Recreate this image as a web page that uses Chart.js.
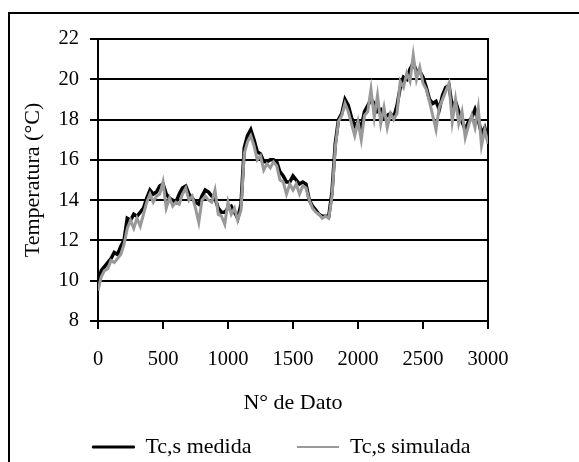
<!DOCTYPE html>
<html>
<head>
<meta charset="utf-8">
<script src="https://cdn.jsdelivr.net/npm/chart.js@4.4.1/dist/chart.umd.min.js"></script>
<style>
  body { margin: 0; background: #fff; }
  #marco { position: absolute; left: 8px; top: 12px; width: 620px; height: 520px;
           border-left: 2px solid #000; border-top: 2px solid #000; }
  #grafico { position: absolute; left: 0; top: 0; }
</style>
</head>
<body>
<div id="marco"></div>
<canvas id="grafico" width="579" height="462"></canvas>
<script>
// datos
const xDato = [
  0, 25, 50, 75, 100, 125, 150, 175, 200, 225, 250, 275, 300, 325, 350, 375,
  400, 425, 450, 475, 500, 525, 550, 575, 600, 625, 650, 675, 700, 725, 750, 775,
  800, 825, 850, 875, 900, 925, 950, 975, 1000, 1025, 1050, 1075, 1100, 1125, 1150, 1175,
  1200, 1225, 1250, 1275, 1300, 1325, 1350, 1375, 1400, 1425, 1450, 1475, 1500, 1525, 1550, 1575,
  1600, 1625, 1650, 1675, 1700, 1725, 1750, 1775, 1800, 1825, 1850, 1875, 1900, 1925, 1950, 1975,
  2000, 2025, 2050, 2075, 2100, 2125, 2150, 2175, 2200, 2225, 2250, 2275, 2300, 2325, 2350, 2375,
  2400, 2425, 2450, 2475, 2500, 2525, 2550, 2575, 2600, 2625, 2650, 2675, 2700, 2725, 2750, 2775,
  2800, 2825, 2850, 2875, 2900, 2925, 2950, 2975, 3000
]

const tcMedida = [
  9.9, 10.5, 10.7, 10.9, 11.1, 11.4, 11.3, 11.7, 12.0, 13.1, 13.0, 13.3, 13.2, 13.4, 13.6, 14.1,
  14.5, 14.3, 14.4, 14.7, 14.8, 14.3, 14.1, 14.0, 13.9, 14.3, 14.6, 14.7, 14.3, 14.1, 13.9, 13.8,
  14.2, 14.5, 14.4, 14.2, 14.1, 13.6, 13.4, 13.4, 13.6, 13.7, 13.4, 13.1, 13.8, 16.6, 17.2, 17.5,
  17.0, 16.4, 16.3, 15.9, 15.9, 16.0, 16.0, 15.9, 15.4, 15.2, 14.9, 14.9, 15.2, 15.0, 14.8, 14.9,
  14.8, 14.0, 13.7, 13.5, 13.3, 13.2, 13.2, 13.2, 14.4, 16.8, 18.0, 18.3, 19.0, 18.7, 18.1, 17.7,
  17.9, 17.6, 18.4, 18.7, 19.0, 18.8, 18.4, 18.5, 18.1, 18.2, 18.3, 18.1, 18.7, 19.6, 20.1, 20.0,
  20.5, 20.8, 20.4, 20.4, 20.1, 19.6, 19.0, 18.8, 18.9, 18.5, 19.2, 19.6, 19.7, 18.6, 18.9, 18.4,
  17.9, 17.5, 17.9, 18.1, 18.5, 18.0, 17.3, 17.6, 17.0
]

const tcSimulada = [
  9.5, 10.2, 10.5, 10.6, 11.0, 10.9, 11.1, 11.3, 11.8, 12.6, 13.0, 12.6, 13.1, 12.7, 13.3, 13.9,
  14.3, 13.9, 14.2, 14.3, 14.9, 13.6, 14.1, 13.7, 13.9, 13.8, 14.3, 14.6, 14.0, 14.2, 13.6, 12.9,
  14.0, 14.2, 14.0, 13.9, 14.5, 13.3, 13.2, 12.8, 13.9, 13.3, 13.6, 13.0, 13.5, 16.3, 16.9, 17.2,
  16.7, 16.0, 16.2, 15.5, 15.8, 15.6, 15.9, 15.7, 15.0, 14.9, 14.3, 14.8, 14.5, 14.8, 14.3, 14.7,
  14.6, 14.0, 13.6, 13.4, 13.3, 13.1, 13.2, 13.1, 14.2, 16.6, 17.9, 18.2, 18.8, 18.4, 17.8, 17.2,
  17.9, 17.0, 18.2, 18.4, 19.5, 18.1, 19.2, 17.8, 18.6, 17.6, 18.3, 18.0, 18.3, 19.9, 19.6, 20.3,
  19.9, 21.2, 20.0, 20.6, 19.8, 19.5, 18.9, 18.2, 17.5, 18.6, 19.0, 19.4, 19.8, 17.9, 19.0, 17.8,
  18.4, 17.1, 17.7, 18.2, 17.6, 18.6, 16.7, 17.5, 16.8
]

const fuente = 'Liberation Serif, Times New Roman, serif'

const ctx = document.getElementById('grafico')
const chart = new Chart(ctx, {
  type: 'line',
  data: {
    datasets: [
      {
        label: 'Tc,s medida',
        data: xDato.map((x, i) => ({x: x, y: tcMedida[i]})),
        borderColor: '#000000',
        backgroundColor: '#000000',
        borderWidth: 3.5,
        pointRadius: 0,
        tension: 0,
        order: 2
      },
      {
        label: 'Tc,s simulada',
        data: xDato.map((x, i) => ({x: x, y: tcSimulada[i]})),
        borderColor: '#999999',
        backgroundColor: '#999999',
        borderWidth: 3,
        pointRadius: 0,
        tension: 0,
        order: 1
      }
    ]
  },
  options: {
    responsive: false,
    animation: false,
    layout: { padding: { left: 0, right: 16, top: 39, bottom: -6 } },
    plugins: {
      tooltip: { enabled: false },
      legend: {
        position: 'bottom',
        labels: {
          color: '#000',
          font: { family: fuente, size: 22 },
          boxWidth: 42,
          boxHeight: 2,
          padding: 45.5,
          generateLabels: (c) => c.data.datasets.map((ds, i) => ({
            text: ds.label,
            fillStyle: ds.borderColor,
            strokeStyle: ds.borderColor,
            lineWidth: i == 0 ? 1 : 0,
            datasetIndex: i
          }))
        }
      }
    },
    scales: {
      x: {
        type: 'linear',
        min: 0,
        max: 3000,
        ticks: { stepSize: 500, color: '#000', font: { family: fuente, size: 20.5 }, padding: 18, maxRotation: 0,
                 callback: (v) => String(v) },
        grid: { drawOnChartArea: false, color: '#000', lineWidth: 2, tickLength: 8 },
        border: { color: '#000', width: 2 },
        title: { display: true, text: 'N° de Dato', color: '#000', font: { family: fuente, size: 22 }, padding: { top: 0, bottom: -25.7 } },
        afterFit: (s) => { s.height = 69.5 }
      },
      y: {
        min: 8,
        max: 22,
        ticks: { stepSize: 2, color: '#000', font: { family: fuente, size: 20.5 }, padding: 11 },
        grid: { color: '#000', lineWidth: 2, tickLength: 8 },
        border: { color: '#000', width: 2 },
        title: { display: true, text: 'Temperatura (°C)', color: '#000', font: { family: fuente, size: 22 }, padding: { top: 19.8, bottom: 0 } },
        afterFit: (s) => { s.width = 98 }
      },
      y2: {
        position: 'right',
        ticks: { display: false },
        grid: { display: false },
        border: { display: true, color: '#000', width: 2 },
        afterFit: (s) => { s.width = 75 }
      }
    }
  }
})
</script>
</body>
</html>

------------------------

• Work instructions: Images should not appear in the copy; retype the listing above exactly.

• Task result:
Recreate this image as a web page that uses Chart.js.
<!DOCTYPE html>
<html>
<head>
<meta charset="utf-8">
<script src="https://cdn.jsdelivr.net/npm/chart.js@4.4.1/dist/chart.umd.min.js"></script>
<style>
  body { margin: 0; background: #fff; }
  #marco { position: absolute; left: 8px; top: 12px; width: 620px; height: 520px;
           border-left: 2px solid #000; border-top: 2px solid #000; }
  #grafico { position: absolute; left: 0; top: 0; }
</style>
</head>
<body>
<div id="marco"></div>
<canvas id="grafico" width="579" height="462"></canvas>
<script>
// datos
const xDato = [
  0, 25, 50, 75, 100, 125, 150, 175, 200, 225, 250, 275, 300, 325, 350, 375,
  400, 425, 450, 475, 500, 525, 550, 575, 600, 625, 650, 675, 700, 725, 750, 775,
  800, 825, 850, 875, 900, 925, 950, 975, 1000, 1025, 1050, 1075, 1100, 1125, 1150, 1175,
  1200, 1225, 1250, 1275, 1300, 1325, 1350, 1375, 1400, 1425, 1450, 1475, 1500, 1525, 1550, 1575,
  1600, 1625, 1650, 1675, 1700, 1725, 1750, 1775, 1800, 1825, 1850, 1875, 1900, 1925, 1950, 1975,
  2000, 2025, 2050, 2075, 2100, 2125, 2150, 2175, 2200, 2225, 2250, 2275, 2300, 2325, 2350, 2375,
  2400, 2425, 2450, 2475, 2500, 2525, 2550, 2575, 2600, 2625, 2650, 2675, 2700, 2725, 2750, 2775,
  2800, 2825, 2850, 2875, 2900, 2925, 2950, 2975, 3000
]

const tcMedida = [
  9.9, 10.5, 10.7, 10.9, 11.1, 11.4, 11.3, 11.7, 12.0, 13.1, 13.0, 13.3, 13.2, 13.4, 13.6, 14.1,
  14.5, 14.3, 14.4, 14.7, 14.8, 14.3, 14.1, 14.0, 13.9, 14.3, 14.6, 14.7, 14.3, 14.1, 13.9, 13.8,
  14.2, 14.5, 14.4, 14.2, 14.1, 13.6, 13.4, 13.4, 13.6, 13.7, 13.4, 13.1, 13.8, 16.6, 17.2, 17.5,
  17.0, 16.4, 16.3, 15.9, 15.9, 16.0, 16.0, 15.9, 15.4, 15.2, 14.9, 14.9, 15.2, 15.0, 14.8, 14.9,
  14.8, 14.0, 13.7, 13.5, 13.3, 13.2, 13.2, 13.2, 14.4, 16.8, 18.0, 18.3, 19.0, 18.7, 18.1, 17.7,
  17.9, 17.6, 18.4, 18.7, 19.0, 18.8, 18.4, 18.5, 18.1, 18.2, 18.3, 18.1, 18.7, 19.6, 20.1, 20.0,
  20.5, 20.8, 20.4, 20.4, 20.1, 19.6, 19.0, 18.8, 18.9, 18.5, 19.2, 19.6, 19.7, 18.6, 18.9, 18.4,
  17.9, 17.5, 17.9, 18.1, 18.5, 18.0, 17.3, 17.6, 17.0
]

const tcSimulada = [
  9.5, 10.2, 10.5, 10.6, 11.0, 10.9, 11.1, 11.3, 11.8, 12.6, 13.0, 12.6, 13.1, 12.7, 13.3, 13.9,
  14.3, 13.9, 14.2, 14.3, 14.9, 13.6, 14.1, 13.7, 13.9, 13.8, 14.3, 14.6, 14.0, 14.2, 13.6, 12.9,
  14.0, 14.2, 14.0, 13.9, 14.5, 13.3, 13.2, 12.8, 13.9, 13.3, 13.6, 13.0, 13.5, 16.3, 16.9, 17.2,
  16.7, 16.0, 16.2, 15.5, 15.8, 15.6, 15.9, 15.7, 15.0, 14.9, 14.3, 14.8, 14.5, 14.8, 14.3, 14.7,
  14.6, 14.0, 13.6, 13.4, 13.3, 13.1, 13.2, 13.1, 14.2, 16.6, 17.9, 18.2, 18.8, 18.4, 17.8, 17.2,
  17.9, 17.0, 18.2, 18.4, 19.5, 18.1, 19.2, 17.8, 18.6, 17.6, 18.3, 18.0, 18.3, 19.9, 19.6, 20.3,
  19.9, 21.2, 20.0, 20.6, 19.8, 19.5, 18.9, 18.2, 17.5, 18.6, 19.0, 19.4, 19.8, 17.9, 19.0, 17.8,
  18.4, 17.1, 17.7, 18.2, 17.6, 18.6, 16.7, 17.5, 16.8
]

const fuente = 'Liberation Serif, Times New Roman, serif'

const ctx = document.getElementById('grafico')
const chart = new Chart(ctx, {
  type: 'line',
  data: {
    datasets: [
      {
        label: 'Tc,s medida',
        data: xDato.map((x, i) => ({x: x, y: tcMedida[i]})),
        borderColor: '#000000',
        backgroundColor: '#000000',
        borderWidth: 3.5,
        pointRadius: 0,
        tension: 0,
        order: 2
      },
      {
        label: 'Tc,s simulada',
        data: xDato.map((x, i) => ({x: x, y: tcSimulada[i]})),
        borderColor: '#999999',
        backgroundColor: '#999999',
        borderWidth: 3,
        pointRadius: 0,
        tension: 0,
        order: 1
      }
    ]
  },
  options: {
    responsive: false,
    animation: false,
    layout: { padding: { left: 0, right: 16, top: 39, bottom: -6 } },
    plugins: {
      tooltip: { enabled: false },
      legend: {
        position: 'bottom',
        labels: {
          color: '#000',
          font: { family: fuente, size: 22 },
          boxWidth: 42,
          boxHeight: 2,
          padding: 45.5,
          generateLabels: (c) => c.data.datasets.map((ds, i) => ({
            text: ds.label,
            fillStyle: ds.borderColor,
            strokeStyle: ds.borderColor,
            lineWidth: i == 0 ? 1 : 0,
            datasetIndex: i
          }))
        }
      }
    },
    scales: {
      x: {
        type: 'linear',
        min: 0,
        max: 3000,
        ticks: { stepSize: 500, color: '#000', font: { family: fuente, size: 20.5 }, padding: 18, maxRotation: 0,
                 callback: (v) => String(v) },
        grid: { drawOnChartArea: false, color: '#000', lineWidth: 2, tickLength: 8 },
        border: { color: '#000', width: 2 },
        title: { display: true, text: 'N° de Dato', color: '#000', font: { family: fuente, size: 22 }, padding: { top: 0, bottom: -25.7 } },
        afterFit: (s) => { s.height = 69.5 }
      },
      y: {
        min: 8,
        max: 22,
        ticks: { stepSize: 2, color: '#000', font: { family: fuente, size: 20.5 }, padding: 11 },
        grid: { color: '#000', lineWidth: 2, tickLength: 8 },
        border: { color: '#000', width: 2 },
        title: { display: true, text: 'Temperatura (°C)', color: '#000', font: { family: fuente, size: 22 }, padding: { top: 19.8, bottom: 0 } },
        afterFit: (s) => { s.width = 98 }
      },
      y2: {
        position: 'right',
        ticks: { display: false },
        grid: { display: false },
        border: { display: true, color: '#000', width: 2 },
        afterFit: (s) => { s.width = 75 }
      }
    }
  }
})
</script>
</body>
</html>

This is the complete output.